In 1951 Peers published his autobiography entitled Pathway and in it he expresses his frustration at being confined in a small town like Ammanford, where the world of the Gospel Hall seemed to be crowding in on him: "During these years I was unconsciously leading two lives. On the one hand there was the magic of the gramophone at Ystalyfera, the highly-coloured posters outside the Coliseum which lifted the curtain and gave me a glimpse of another world outside the valleys. On the other there was our family life, linked with the daily practice of a simple faith. One was associated with Bible readings, and the glowing, inspired oratory of the Chapel Elders. The other drew me irresistibly to a world where men and women became stars of the stage and of the screen, and earned a living, not in monotonous daily toil, but actually by doing something they enjoyed."
Although Peers won a place at the newly-opened Ammanford County (later Grammar) School and was expected to pursue an academic career, the day before his sixteenth birthday he ran away from home.

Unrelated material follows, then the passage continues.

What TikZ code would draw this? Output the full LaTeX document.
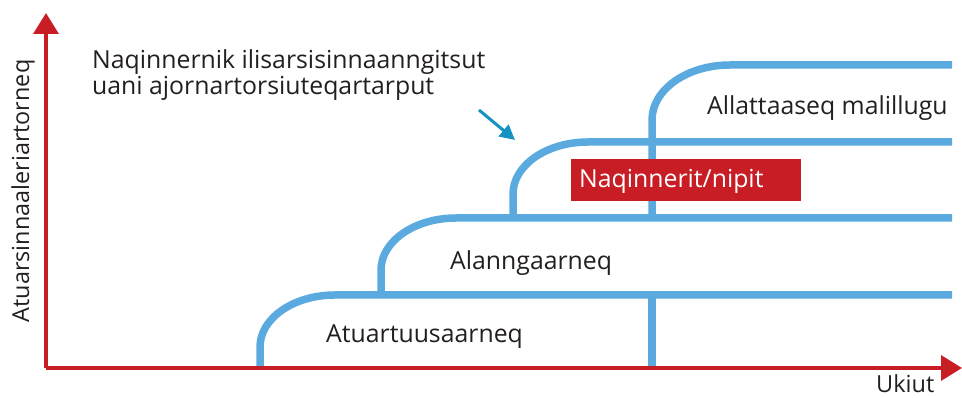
\documentclass[tikz,border=0pt]{standalone}
\usepackage{fontspec}
\setmainfont{Open Sans}
\usetikzlibrary{arrows.meta}
\definecolor{axisred}{HTML}{C81D25}
\definecolor{stepblue}{HTML}{5BAADF}
\definecolor{teal}{HTML}{1592C2}
\definecolor{txt}{HTML}{231F20}
\begin{document}
\begin{tikzpicture}[x=1pt,y=1pt,
  axis/.style={draw=axisred,line width=3.5pt,-{Triangle[width=25pt,length=21pt]}},
  stepline/.style={draw=stepblue,line width=7.5pt},
  lbl/.style={font=\fontsize{24.8}{28}\selectfont,text=txt,inner sep=0pt,anchor=base west}]
\useasboundingbox (0,0) rectangle (962,398);
% steps
\draw[stepline] (260,30) -- (260,51) arc[start angle=180,end angle=90,x radius=75pt,y radius=52pt] -- (952,103);
\draw[stepline] (381,103) -- (381,128) arc[start angle=180,end angle=90,x radius=75pt,y radius=52pt] -- (952,180);
\draw[stepline] (513,180) -- (513,204) arc[start angle=180,end angle=90,x radius=75pt,y radius=52pt] -- (952,256);
\draw[stepline] (652,180) -- (652,278) arc[start angle=180,end angle=90,x radius=78pt,y radius=55pt] -- (952,333);
\draw[stepline] (652,30) -- (652,103);
% axes
\coordinate (o) at (46,30);
\coordinate (ytip) at (46,385);
\coordinate (xtip) at (962,30);
\draw[axis] (o) -- (ytip);
\draw[axis] (o) -- (xtip);
% red box
\node[fill=axisred,minimum width=230pt,minimum height=42pt,inner sep=0pt] (box) at (686,218) {};
\node[lbl,text=white] (nq) at (579,210) {Naqinnerit/nipit};
% labels
\node[lbl] (t1) at (92,329) {Naqinnernik ilisarsisinnaanngitsut};
\node[lbl] (t2) at (92,303) {uani ajornartorsiuteqartarput};
\node[lbl] (al) at (707,283) {Allattaaseq malillugu};
\node[lbl] (an) at (450,128) {Alanngaarneq};
\node[lbl] (at) at (326,55) {Atuartuusaarneq};
\node[lbl,font=\fontsize{23.5}{27}\selectfont] (uk) at (876,5) {Ukiut};
\node[font=\fontsize{23.4}{27}\selectfont,text=txt,inner sep=0pt,rotate=90] (va) at (23,207) {Atuarsinnaaleriartorneq};
% teal arrow
\coordinate (as) at (479,288);
\coordinate (ae) at (515,258);
\draw[teal,line width=3pt,-{Triangle[width=15pt,length=15pt]}] (as) -- (ae);
\end{tikzpicture}
\end{document}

But it wasn’t to join the circus or a troupe of wandering minstrels or anything similarly romantic, but to go off with some itinerant painters and decorators he’d met while they were painting Ammanford railway station. For the next two decades painting and decorating were his main trades but he gradually gained experience as a singer working part-time with dance bands, mostly in the provinces. For a time he was forced to draw dole in Ammanford and at one time almost resorted to street singing in London. But he started getting engagements with BBC radio, small-time at first, until his breakthrough in 1948 when the BBC gave him his own radio programme called Cavalier of Song and he was on his way to stardom through his pleasant, personable crooning and a confident way with an audience. Perhaps his greatest professional triumph came on the May 9, 1949 when he gave a two-hour solo performance at the Albert Hall, London, to 8,602 paying fans accompanied only by two pianists.

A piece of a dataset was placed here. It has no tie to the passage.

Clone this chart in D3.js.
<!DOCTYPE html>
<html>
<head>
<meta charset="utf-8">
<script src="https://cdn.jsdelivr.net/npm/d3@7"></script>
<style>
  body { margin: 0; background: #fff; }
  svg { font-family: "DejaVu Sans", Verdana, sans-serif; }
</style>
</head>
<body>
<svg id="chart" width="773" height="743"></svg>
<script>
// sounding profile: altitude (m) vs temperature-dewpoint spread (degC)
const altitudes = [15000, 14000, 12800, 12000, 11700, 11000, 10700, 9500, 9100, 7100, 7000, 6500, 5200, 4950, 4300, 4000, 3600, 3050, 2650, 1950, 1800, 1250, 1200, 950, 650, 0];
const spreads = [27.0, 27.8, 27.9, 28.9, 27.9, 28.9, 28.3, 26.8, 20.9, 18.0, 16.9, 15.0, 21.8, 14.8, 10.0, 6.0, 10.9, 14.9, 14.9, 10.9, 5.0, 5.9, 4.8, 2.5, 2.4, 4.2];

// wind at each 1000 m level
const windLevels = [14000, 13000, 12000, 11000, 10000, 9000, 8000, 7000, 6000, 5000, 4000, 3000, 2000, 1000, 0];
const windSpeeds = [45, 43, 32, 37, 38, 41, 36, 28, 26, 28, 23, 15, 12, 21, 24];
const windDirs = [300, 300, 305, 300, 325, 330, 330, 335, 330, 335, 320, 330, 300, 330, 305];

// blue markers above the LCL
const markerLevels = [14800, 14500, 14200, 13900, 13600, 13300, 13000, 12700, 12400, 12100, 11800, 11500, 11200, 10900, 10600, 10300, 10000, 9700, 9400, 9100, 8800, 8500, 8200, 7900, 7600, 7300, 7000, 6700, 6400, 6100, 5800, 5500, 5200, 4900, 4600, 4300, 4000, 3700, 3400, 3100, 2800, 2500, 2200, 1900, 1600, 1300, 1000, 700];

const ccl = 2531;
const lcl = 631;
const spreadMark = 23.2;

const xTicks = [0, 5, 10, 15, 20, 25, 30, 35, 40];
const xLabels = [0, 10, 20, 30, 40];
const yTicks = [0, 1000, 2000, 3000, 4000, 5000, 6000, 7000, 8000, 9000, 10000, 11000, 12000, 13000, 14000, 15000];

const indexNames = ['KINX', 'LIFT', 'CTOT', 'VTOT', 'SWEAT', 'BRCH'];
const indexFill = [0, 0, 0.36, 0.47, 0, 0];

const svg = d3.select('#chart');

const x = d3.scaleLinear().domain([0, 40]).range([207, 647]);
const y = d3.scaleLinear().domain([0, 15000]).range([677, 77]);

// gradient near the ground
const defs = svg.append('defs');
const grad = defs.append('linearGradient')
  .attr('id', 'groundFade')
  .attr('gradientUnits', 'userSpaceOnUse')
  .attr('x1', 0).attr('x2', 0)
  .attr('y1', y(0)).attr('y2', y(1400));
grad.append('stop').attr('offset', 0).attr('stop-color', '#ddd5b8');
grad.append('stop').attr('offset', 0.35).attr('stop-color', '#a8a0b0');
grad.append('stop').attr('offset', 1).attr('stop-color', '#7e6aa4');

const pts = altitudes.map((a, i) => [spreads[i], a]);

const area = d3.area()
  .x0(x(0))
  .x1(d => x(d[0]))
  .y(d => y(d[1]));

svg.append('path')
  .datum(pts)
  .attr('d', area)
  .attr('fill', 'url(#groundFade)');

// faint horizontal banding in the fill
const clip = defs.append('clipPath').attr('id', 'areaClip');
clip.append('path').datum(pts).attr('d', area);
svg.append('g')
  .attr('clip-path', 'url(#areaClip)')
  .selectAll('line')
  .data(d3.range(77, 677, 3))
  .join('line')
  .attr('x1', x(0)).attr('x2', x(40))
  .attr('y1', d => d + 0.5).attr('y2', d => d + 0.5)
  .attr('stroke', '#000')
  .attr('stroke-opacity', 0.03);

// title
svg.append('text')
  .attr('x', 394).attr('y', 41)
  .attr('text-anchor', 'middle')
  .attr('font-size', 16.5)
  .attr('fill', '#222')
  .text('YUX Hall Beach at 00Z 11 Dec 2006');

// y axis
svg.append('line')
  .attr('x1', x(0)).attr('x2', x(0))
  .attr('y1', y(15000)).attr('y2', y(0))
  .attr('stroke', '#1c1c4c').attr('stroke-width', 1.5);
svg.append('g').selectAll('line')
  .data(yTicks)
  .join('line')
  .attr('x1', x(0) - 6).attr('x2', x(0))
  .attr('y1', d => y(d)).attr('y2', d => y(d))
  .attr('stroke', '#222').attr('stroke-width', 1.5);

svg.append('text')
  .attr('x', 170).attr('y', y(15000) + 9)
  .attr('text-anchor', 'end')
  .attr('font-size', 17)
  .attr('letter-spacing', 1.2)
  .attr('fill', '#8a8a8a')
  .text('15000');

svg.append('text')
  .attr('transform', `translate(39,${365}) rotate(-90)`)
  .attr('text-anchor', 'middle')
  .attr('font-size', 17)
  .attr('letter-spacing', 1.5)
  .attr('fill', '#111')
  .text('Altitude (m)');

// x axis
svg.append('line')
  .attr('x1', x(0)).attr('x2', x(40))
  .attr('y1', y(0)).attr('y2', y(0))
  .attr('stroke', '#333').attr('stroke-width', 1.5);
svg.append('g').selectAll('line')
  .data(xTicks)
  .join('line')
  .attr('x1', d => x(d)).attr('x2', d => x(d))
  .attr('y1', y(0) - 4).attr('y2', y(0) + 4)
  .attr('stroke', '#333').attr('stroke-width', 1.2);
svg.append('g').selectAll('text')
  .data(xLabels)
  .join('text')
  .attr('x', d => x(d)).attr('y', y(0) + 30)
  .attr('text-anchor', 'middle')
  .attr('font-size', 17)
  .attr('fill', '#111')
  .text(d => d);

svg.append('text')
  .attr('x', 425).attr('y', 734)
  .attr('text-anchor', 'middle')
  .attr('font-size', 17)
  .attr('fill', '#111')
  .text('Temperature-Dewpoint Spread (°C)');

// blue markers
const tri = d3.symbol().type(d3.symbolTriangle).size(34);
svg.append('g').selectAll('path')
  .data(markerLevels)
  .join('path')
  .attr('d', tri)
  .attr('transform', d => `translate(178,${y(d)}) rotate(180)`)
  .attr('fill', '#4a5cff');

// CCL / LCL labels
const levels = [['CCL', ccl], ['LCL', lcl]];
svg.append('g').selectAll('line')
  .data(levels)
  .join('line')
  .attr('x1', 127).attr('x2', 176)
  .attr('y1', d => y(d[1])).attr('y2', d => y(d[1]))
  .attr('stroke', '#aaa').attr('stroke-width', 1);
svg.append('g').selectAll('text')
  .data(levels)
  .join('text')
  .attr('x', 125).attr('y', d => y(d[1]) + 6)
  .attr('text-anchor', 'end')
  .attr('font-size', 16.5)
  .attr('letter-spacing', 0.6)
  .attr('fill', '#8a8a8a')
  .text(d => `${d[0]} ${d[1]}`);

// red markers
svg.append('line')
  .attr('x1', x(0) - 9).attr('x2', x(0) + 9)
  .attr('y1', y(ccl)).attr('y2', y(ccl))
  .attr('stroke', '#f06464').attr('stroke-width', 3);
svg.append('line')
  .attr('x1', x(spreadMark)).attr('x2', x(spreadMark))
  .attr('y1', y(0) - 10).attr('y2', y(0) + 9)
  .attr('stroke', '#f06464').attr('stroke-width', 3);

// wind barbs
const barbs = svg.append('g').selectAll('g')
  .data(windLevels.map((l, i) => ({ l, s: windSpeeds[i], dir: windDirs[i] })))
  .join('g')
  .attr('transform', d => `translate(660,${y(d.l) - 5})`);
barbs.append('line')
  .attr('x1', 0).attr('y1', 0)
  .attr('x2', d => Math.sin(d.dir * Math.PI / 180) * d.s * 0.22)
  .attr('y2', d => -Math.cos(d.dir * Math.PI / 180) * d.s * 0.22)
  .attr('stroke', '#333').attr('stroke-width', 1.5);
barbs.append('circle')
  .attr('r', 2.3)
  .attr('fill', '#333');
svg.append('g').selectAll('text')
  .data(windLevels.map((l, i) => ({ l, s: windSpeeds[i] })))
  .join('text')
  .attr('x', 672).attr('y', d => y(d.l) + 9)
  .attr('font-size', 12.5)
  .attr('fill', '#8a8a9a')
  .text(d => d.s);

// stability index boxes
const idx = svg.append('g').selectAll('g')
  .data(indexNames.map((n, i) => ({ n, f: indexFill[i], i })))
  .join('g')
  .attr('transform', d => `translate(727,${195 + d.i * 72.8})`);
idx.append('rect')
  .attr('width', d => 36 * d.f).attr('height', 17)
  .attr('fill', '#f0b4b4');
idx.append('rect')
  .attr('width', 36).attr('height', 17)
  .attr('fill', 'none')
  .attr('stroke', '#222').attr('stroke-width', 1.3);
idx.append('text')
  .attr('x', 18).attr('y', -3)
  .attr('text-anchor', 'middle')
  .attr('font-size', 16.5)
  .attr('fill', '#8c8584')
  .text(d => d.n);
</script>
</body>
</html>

So at the age of 42, he became a pop star. Peers made BBC musical history by earning £600 per week (about £20,000 a week in today's money) and receiving 3,000 fan letters a week and also appearing in several films. His fame and fortune continued for five years until he decided to go to Australia where he stayed for two years. When he returned to England the fans had forgotten him. He began to work his way back to stardom through the club circuit and began to hit the pop charts again with a revival of romantic ballads. He had comeback hits in the British charts with "Please Don't Go" (1969) and "Give Me One More Chance" (1971).

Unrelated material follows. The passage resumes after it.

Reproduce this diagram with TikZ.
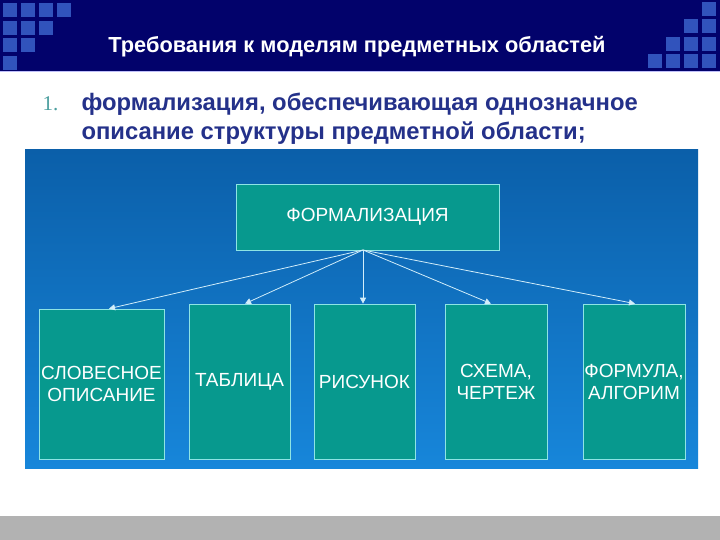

By the early 1960s Peers was sufficiently re-established on the show-business circuit to be given his own programme on television, which was just overtaking radio as the dominant broadcasting medium. His programme was called "Donald Peers Presents" and in 1962 he gave a young pop singer his first exposure on British TV. That young singer's name was Tom Jones and he made enough of an impression to be recalled for another programme later. The rest, as they say, is history.
There are still some people over a certain age in Ammanford who remember Donald Peers, and especially his theme song, In a shady nook, by a babbling brook, which he sang at all his performances. There is a popular belief in Ammanford and Betws that Nant y Ffin flowing through Betws is the brook mentioned in the song and that Peers wrote it. However, this song was in fact written in 1927 by Americans E. G. Nelson and Harry Pease.
Peers died in a Brighton nursing home in 1973 at the age of 65 and was buried in the Downs Crematorium in Brighton.